Hatha yoga is a branch of yoga primarily concerned with mastery of the body, and it is arguably the tradition most familiar to Western culture. The term is derived from the Sanskrit ha, meaning "sun," and tha, meaning "moon," leading to the common interpretation that Hatha practices are designed to unite and balance these two energies.
Yin Yoga is a slower-paced, more meditative version of the popular physical and spiritual discipline of yoga. In Yin yoga, the poses are held for a long period of time (typically three to five minutes or longer) to target the connective tissues (such as the ligaments) rather than focusing on the muscles. As a result, the asanas are more passive holds, with little muscular engagement.
Vinyasa is a type of yoga that links movement and breath to attain balance in the mind and body. From the Sanskrit “to place in a special way,” vinyasa aligns a deliberate sequence of poses with the breath to achieve a continuous flow. Inhalation is usually connected to upward, open movements, while exhalation is often tied to downward movements or twists.
Gentle yoga lies somewhere along the spectrum between flow and a class that is mostly seated or with long holds (such as restorative or yin yoga). It offers nurturing, kindness, and compassion for the body, regardless of whether a student is injured or healthy, young or old, pregnant or not.
Kripalu yoga is a modern style of yoga that has been adapted from ancient Hatha yoga practices. It consists of a sequence of physical postures in no particular order, accompanied by breathing exercises and relaxation. The aim of Kripalu yoga is to guide the awareness of the yogi inward focusing on the flow of prana, or life force energy.
Core yoga targets the deep abdominals and surrounding muscles. This style uses yoga postures and breath in a dynamic sequence to condition and strengthen the core muscles. Core yoga aims to build a strong stable center as well as incorporating stretches to relieve tension and lengthen the muscles.
Chair yoga is a gentle practice in which postures are performed while seated and/or with the aid of a chair. Chair yoga classes typically target those with physical disabilities or aging men and women who find a typical yoga session too challenging.
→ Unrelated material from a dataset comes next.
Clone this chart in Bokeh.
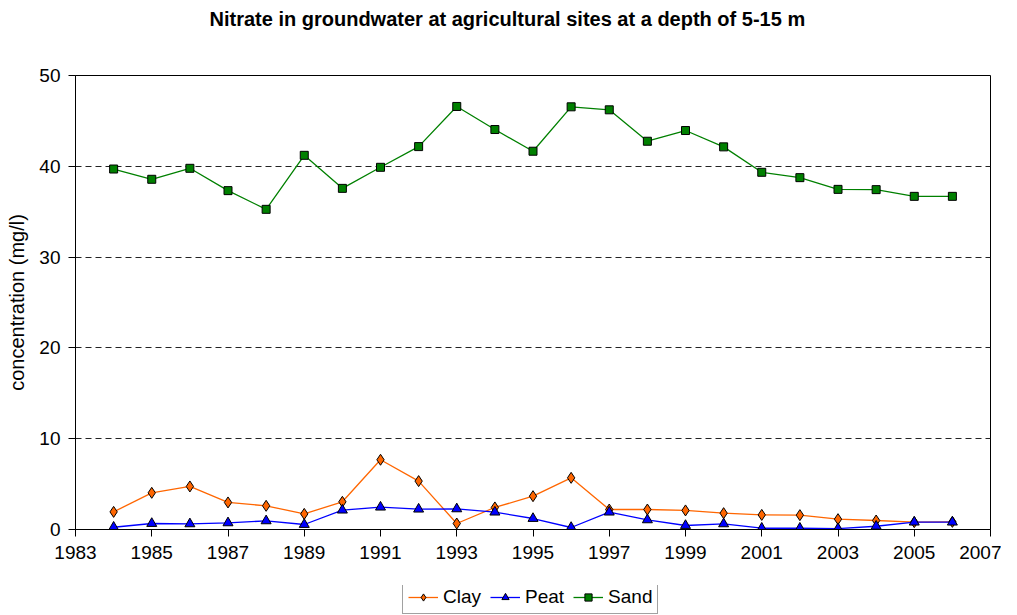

It is also a great form of yoga for beginners or anyone who wants to focus on a gentle practice.
Meditation is a contemplative practice, engaged in across various religious and spiritual traditions as a means of quieting, focussing and transforming the mind. Meditation cultivates self-awareness, and provides the optimum conditions for practicing the skill of mindfulness. Generally, the goal of meditation is to intensify personal and spiritual growth, in addition to calming the mind and body.
Restorative yoga is a type of yoga known for its relaxing, calming and healing effect. It has its roots in the yoga of B.K.S. Iyengar, who developed a yoga that allows students to practice without any strain or pain. This was developed into a whole style of yoga which was considered ideal for those recovering from injuries or illnesses.